When next I was in front of my computer, I couldn't help but give Maria's Facebook profile a cursory glance.  For once, the internet was on my side. Twelve of Maria's past profile pictures were photographs of her cat. 


I immediately emailed Steisha with this information.  I mean, if he had told us upfront: "I'm sorry, but I'm really looking for cat lady," we both could have saved years of our lives.


Artist's Approximation of Maria
After I heard what Van had done to Steisha, I spoke to him less and less.  Allowing her to find out about Maria that was seemed really cold and thoughtless.  It seemed a little...lacking in humanity. 

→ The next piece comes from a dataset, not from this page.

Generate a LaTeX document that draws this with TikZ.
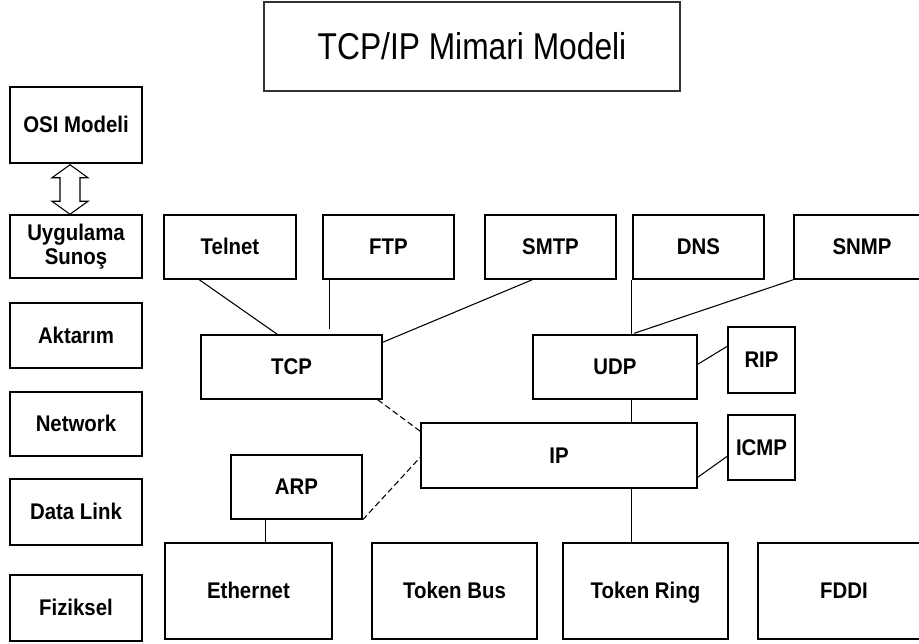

That's the thing about the internet--we forget that, much like Soylent Green--the internet is people.  We all do it.  We say things online we would never say to someone's face.  We look for things we shouldn't.  We share more than we should.


In beginning to blog, it's something I've been thinking about a lot.  What if someone from my past is hurt by something that I write?  Or worse, what if someone from my future finds something I wrote on-line and is offended in some way?


I can just imagine Future Jacey's Boyfriend (Hey Babe!) looking for things he doesn't want to know and discovering that I once did a thorough cyber-stalk of my ex's new girl.  Of course, he would have uncovered this blog while cyber-stalking me...We're just peas in a pod, me and future boyfriend...
Artist's Approximation of Future Boyfriend.
He's sexy, but he has glasses.  That means he's totally attainable.


Anyway, I hadn't spoken to Van in more than six months when he called me last September.  I had long since fallen out of love with him, but I still knew him really well.  So, I saw it coming a mile away.  Before he said a word I knew what he was going to say.  And I have to give him props for learning from past mistakes and pre-empting the internet.


Yet somehow, despite all Van's best attempts, on New Years Day the motherfucking internet still managed to blindside me.  Clicking through the wedding section of the New York Times, I came across the announcement.  Complete with a picture of the happy couple:




Artist's Approximation of the couple.
The announcement is pretty close to the original.

Seriously.


Maria Katz & Van Winkle were married Friday in a beautiful ceremony in Wisconsin.  The bride, 35 will continue to use her name professionally.  She went to college and now has a lovely job.  She's the daughter of Mr. & Mrs. Katz, they're lovely too.  The bridegroom, 39 has a super fancy job (thus his wedding is being announced in the Times).  He's the daughter of Mr. & Mrs. Winkle.  They're really glad their son is finally taking the plunge. Everyone thinks they're a Purr-fect couple.



Yeah.  The Internet is always telling me things I don't want to know.